Can you print the data exactly and leave out each image?

==== Source material ====

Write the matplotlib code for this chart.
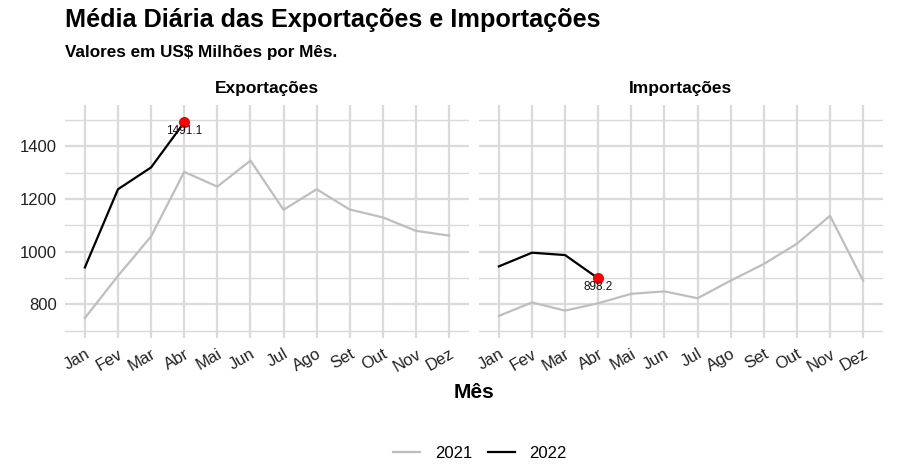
import matplotlib.pyplot as plt
from matplotlib.lines import Line2D
from matplotlib.ticker import MultipleLocator

plt.rcParams['font.family'] = ['Liberation Sans', 'DejaVu Sans']

meses = ["Jan", "Fev", "Mar", "Abr", "Mai", "Jun", "Jul", "Ago", "Set", "Out", "Nov", "Dez"]

exp_2021 = [748, 908, 1058, 1303, 1247, 1346, 1159, 1237, 1160, 1130, 1079, 1061]
exp_2022 = [940, 1237, 1320, 1491.1]
imp_2021 = [756, 807, 776, 804, 840, 849, 823, 890, 953, 1030, 1136, 890]
imp_2022 = [944, 996, 987, 898.2]

paineis = [("Exportações", exp_2021, exp_2022), ("Importações", imp_2021, imp_2022)]

W, H = 911, 474
fig = plt.figure(figsize=(W / 100, H / 100), dpi=100)

cor_2021 = "#BEBEBE"
cor_2022 = "#000000"
cor_grid = "#DADADA"

ax_left = [65, 479]
for i, (titulo, v21, v22) in enumerate(paineis):
    ax = fig.add_axes([ax_left[i] / W, 1 - 338 / H, 404 / W, (338 - 105) / H])
    x21 = list(range(len(v21)))
    x22 = list(range(len(v22)))
    ax.plot(x21, v21, color=cor_2021, lw=1.6, zorder=3)
    ax.plot(x22, v22, color=cor_2022, lw=1.6, zorder=4)
    ax.plot(x22[-1], v22[-1], 'o', color="red", ms=7, zorder=5)
    ax.annotate(f"{v22[-1]:.1f}", (x22[-1], v22[-1]), xytext=(0, -6.5),
                textcoords="offset points", ha="center", va="center",
                fontsize=8.5, color="#111111", zorder=6)
    ax.set_xlim(-0.6, 11.6)
    ax.set_ylim(672, 1557)
    ax.set_xticks(range(12))
    ax.set_xticklabels(meses, rotation=30, ha="right", va="top",
                       rotation_mode="anchor", fontsize=12, color="#222222")
    ax.yaxis.set_major_locator(MultipleLocator(200))
    ax.yaxis.set_minor_locator(MultipleLocator(100))
    ax.grid(True, which="major", color=cor_grid, lw=1.6)
    ax.grid(True, which="minor", axis="y", color=cor_grid, lw=1.0)
    ax.tick_params(which="both", length=0, pad=6)
    ax.tick_params(axis="y", labelsize=12, labelcolor="#222222")
    if i == 1:
        ax.tick_params(axis="y", labelleft=False)
    for s in ax.spines.values():
        s.set_visible(False)
    ax.set_axisbelow(True)
    ax.set_title(titulo, fontsize=12.5, fontweight="bold", pad=9)

fig.text(65 / W, 1 - 27 / H, "Média Diária das Exportações e Importações",
         fontsize=18.2, fontweight="bold", ha="left", va="baseline")
fig.text(65 / W, 1 - 57 / H, "Valores em US$ Milhões por Mês.",
         fontsize=12.3, fontweight="bold", ha="left", va="baseline")
fig.text(474 / W, 1 - 393 / H, "Mês", fontsize=15, fontweight="bold",
         ha="center", va="center")

handles = [Line2D([], [], color=cor_2021, lw=1.6), Line2D([], [], color=cor_2022, lw=1.6)]
fig.legend(handles, ["2021", "2022"], loc="center", bbox_to_anchor=(480 / W, 1 - 453 / H),
           ncol=2, frameon=False, fontsize=12, handlelength=1.6, columnspacing=0.95,
           handletextpad=0.9)

fig.savefig("out.png", dpi=100)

====

- [Result of the task]:
Write the matplotlib code for this chart.
import matplotlib.pyplot as plt
from matplotlib.lines import Line2D
from matplotlib.ticker import MultipleLocator

plt.rcParams['font.family'] = ['Liberation Sans', 'DejaVu Sans']

meses = ["Jan", "Fev", "Mar", "Abr", "Mai", "Jun", "Jul", "Ago", "Set", "Out", "Nov", "Dez"]

exp_2021 = [748, 908, 1058, 1303, 1247, 1346, 1159, 1237, 1160, 1130, 1079, 1061]
exp_2022 = [940, 1237, 1320, 1491.1]
imp_2021 = [756, 807, 776, 804, 840, 849, 823, 890, 953, 1030, 1136, 890]
imp_2022 = [944, 996, 987, 898.2]

paineis = [("Exportações", exp_2021, exp_2022), ("Importações", imp_2021, imp_2022)]

W, H = 911, 474
fig = plt.figure(figsize=(W / 100, H / 100), dpi=100)

cor_2021 = "#BEBEBE"
cor_2022 = "#000000"
cor_grid = "#DADADA"

ax_left = [65, 479]
for i, (titulo, v21, v22) in enumerate(paineis):
    ax = fig.add_axes([ax_left[i] / W, 1 - 338 / H, 404 / W, (338 - 105) / H])
    x21 = list(range(len(v21)))
    x22 = list(range(len(v22)))
    ax.plot(x21, v21, color=cor_2021, lw=1.6, zorder=3)
    ax.plot(x22, v22, color=cor_2022, lw=1.6, zorder=4)
    ax.plot(x22[-1], v22[-1], 'o', color="red", ms=7, zorder=5)
    ax.annotate(f"{v22[-1]:.1f}", (x22[-1], v22[-1]), xytext=(0, -6.5),
                textcoords="offset points", ha="center", va="center",
                fontsize=8.5, color="#111111", zorder=6)
    ax.set_xlim(-0.6, 11.6)
    ax.set_ylim(672, 1557)
    ax.set_xticks(range(12))
    ax.set_xticklabels(meses, rotation=30, ha="right", va="top",
                       rotation_mode="anchor", fontsize=12, color="#222222")
    ax.yaxis.set_major_locator(MultipleLocator(200))
    ax.yaxis.set_minor_locator(MultipleLocator(100))
    ax.grid(True, which="major", color=cor_grid, lw=1.6)
    ax.grid(True, which="minor", axis="y", color=cor_grid, lw=1.0)
    ax.tick_params(which="both", length=0, pad=6)
    ax.tick_params(axis="y", labelsize=12, labelcolor="#222222")
    if i == 1:
        ax.tick_params(axis="y", labelleft=False)
    for s in ax.spines.values():
        s.set_visible(False)
    ax.set_axisbelow(True)
    ax.set_title(titulo, fontsize=12.5, fontweight="bold", pad=9)

fig.text(65 / W, 1 - 27 / H, "Média Diária das Exportações e Importações",
         fontsize=18.2, fontweight="bold", ha="left", va="baseline")
fig.text(65 / W, 1 - 57 / H, "Valores em US$ Milhões por Mês.",
         fontsize=12.3, fontweight="bold", ha="left", va="baseline")
fig.text(474 / W, 1 - 393 / H, "Mês", fontsize=15, fontweight="bold",
         ha="center", va="center")

handles = [Line2D([], [], color=cor_2021, lw=1.6), Line2D([], [], color=cor_2022, lw=1.6)]
fig.legend(handles, ["2021", "2022"], loc="center", bbox_to_anchor=(480 / W, 1 - 453 / H),
           ncol=2, frameon=False, fontsize=12, handlelength=1.6, columnspacing=0.95,
           handletextpad=0.9)

fig.savefig("out.png", dpi=100)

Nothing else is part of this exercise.